◆ **REQUIRED WORK**: Output the full listing below exactly as it reads, and skip anything that is a picture.

● ● ● ●

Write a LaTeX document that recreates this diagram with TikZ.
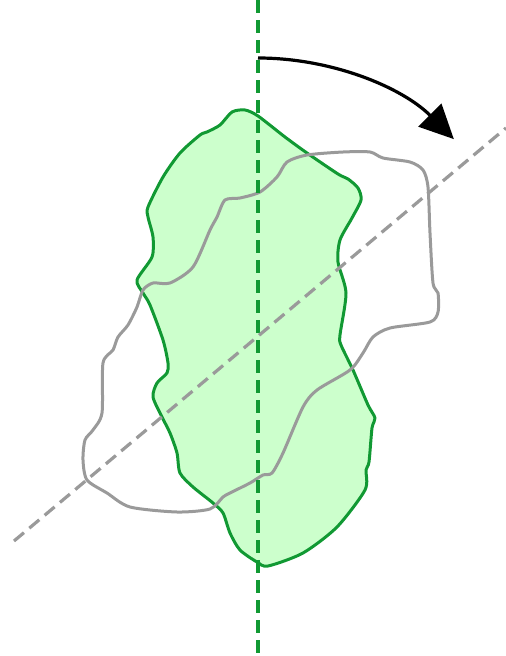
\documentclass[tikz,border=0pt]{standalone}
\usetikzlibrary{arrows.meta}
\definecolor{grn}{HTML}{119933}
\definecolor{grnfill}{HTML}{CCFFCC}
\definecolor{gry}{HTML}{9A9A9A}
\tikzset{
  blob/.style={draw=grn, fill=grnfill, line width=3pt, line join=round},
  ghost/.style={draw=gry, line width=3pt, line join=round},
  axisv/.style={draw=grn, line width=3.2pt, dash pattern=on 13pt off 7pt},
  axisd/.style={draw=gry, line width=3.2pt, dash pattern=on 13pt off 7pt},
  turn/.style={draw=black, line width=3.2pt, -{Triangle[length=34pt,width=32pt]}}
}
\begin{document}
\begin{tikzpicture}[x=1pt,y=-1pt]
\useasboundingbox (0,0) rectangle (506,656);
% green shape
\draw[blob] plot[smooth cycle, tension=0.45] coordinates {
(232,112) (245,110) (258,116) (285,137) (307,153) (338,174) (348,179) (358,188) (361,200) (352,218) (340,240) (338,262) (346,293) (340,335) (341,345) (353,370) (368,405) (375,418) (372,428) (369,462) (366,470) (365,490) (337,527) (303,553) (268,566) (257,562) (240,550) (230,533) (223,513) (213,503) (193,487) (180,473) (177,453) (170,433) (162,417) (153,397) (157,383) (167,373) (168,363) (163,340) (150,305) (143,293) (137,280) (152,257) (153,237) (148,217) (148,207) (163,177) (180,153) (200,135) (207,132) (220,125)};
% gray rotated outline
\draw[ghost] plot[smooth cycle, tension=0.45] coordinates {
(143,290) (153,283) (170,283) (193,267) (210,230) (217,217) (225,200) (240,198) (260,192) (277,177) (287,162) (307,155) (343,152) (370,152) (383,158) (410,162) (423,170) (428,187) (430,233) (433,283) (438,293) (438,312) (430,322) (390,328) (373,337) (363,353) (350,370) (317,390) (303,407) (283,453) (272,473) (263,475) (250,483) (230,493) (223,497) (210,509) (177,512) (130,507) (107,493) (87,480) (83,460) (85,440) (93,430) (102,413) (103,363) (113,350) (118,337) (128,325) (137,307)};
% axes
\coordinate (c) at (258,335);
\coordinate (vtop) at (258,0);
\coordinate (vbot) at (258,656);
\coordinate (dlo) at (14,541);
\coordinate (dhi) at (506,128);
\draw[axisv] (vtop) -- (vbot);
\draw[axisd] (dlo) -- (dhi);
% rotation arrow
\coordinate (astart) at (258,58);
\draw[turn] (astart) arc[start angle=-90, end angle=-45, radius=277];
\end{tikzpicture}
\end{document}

● ● ● ●

◆ **EXERCISE OUTPUT**:
Write a LaTeX document that recreates this diagram with TikZ.
\documentclass[tikz,border=0pt]{standalone}
\usetikzlibrary{arrows.meta}
\definecolor{grn}{HTML}{119933}
\definecolor{grnfill}{HTML}{CCFFCC}
\definecolor{gry}{HTML}{9A9A9A}
\tikzset{
  blob/.style={draw=grn, fill=grnfill, line width=3pt, line join=round},
  ghost/.style={draw=gry, line width=3pt, line join=round},
  axisv/.style={draw=grn, line width=3.2pt, dash pattern=on 13pt off 7pt},
  axisd/.style={draw=gry, line width=3.2pt, dash pattern=on 13pt off 7pt},
  turn/.style={draw=black, line width=3.2pt, -{Triangle[length=34pt,width=32pt]}}
}
\begin{document}
\begin{tikzpicture}[x=1pt,y=-1pt]
\useasboundingbox (0,0) rectangle (506,656);
% green shape
\draw[blob] plot[smooth cycle, tension=0.45] coordinates {
(232,112) (245,110) (258,116) (285,137) (307,153) (338,174) (348,179) (358,188) (361,200) (352,218) (340,240) (338,262) (346,293) (340,335) (341,345) (353,370) (368,405) (375,418) (372,428) (369,462) (366,470) (365,490) (337,527) (303,553) (268,566) (257,562) (240,550) (230,533) (223,513) (213,503) (193,487) (180,473) (177,453) (170,433) (162,417) (153,397) (157,383) (167,373) (168,363) (163,340) (150,305) (143,293) (137,280) (152,257) (153,237) (148,217) (148,207) (163,177) (180,153) (200,135) (207,132) (220,125)};
% gray rotated outline
\draw[ghost] plot[smooth cycle, tension=0.45] coordinates {
(143,290) (153,283) (170,283) (193,267) (210,230) (217,217) (225,200) (240,198) (260,192) (277,177) (287,162) (307,155) (343,152) (370,152) (383,158) (410,162) (423,170) (428,187) (430,233) (433,283) (438,293) (438,312) (430,322) (390,328) (373,337) (363,353) (350,370) (317,390) (303,407) (283,453) (272,473) (263,475) (250,483) (230,493) (223,497) (210,509) (177,512) (130,507) (107,493) (87,480) (83,460) (85,440) (93,430) (102,413) (103,363) (113,350) (118,337) (128,325) (137,307)};
% axes
\coordinate (c) at (258,335);
\coordinate (vtop) at (258,0);
\coordinate (vbot) at (258,656);
\coordinate (dlo) at (14,541);
\coordinate (dhi) at (506,128);
\draw[axisv] (vtop) -- (vbot);
\draw[axisd] (dlo) -- (dhi);
% rotation arrow
\coordinate (astart) at (258,58);
\draw[turn] (astart) arc[start angle=-90, end angle=-45, radius=277];
\end{tikzpicture}
\end{document}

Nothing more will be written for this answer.